Descartes envoyait les épreuves à Paris uniquement afin d’avoir un privilège. L’imprimeur Jan Maire en avait bien un déjà, des États de Hollande, daté du 20 décembre 1636[2], mais qui ne valait que pour les Pays-Bas, et ne le protégeait pas en France contre une contrefaçon et une concurrence possible à Paris. C’était donc dans un intérêt commercial que notre philosophe demandait à Mersenne de lui faire obtenir un privilège du roi, non pas tant pour lui personnellement, que pour son libraire de Leyde[3]. Mais Mersenne l’entendit autrement. Il voulut quelque chose qui signalât le nouveau volume à l’attention publique et en assurât le succès.
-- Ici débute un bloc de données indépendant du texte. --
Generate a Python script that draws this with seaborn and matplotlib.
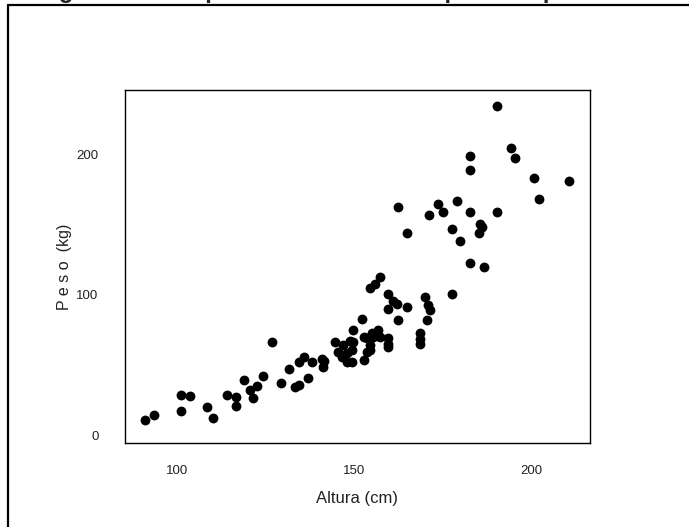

Les circonstances étaient favorables : le chancelier, Pierre Séguier, aimait les lettres, et de plus il avait épousé une cousine germaine du cardinal de Bérulle, ancien protecteur de Descartes. Séguier entra dans les vues de Mersenne : le privilège faisait une allusion flatteuse à ce qu’on pouvait attendre de l’auteur pour l’avancement des sciences et le progrès des arts mécaniques, et surtout il nommait cet auteur en toutes lettres : Des Cartes[4]. C’était aller contre la volonté expresse du philosophe, qui en témoigna quelque humeur à son ami trop zélé ; il ne retint que les termes essentiels du privilège, et supprima tout le

  1. Tome I, p. 349, l. 14-20.
  2. Tome VI, p. 515.
  3. Tome I, p. 365, l. 4-6. Voici un précédent. Saumaise écrivait de Leyde à M. Du Puy, à Paris, le 2 déc. 1632 : « … Le Sr Maire, imprimeur de cette ville, que vous cognoiſſés, a fait imprimer les Annales de ce pais tournés de Flamand en Latin par le fils de Monſr Voſſius. Il m’a prié de vous eſcrire, s’il y auroit moyen de lui faire auoir vn priuilege de France ; il apprehende que les imprimeurs de France ne prenent enuie de le faire après lui, ce qui lui tourneroit à vn grand preiudice… » (Paris, Bibl Nat., MS. fr., Collection Du Puy, 713, fol. 16.)
  4. Comparer t. VIII, p. 1, note a, et t. VI, p. 518. Voir aussi t. I, p. 363-364, Voir enfin ci-avant, p. 13-14, note a.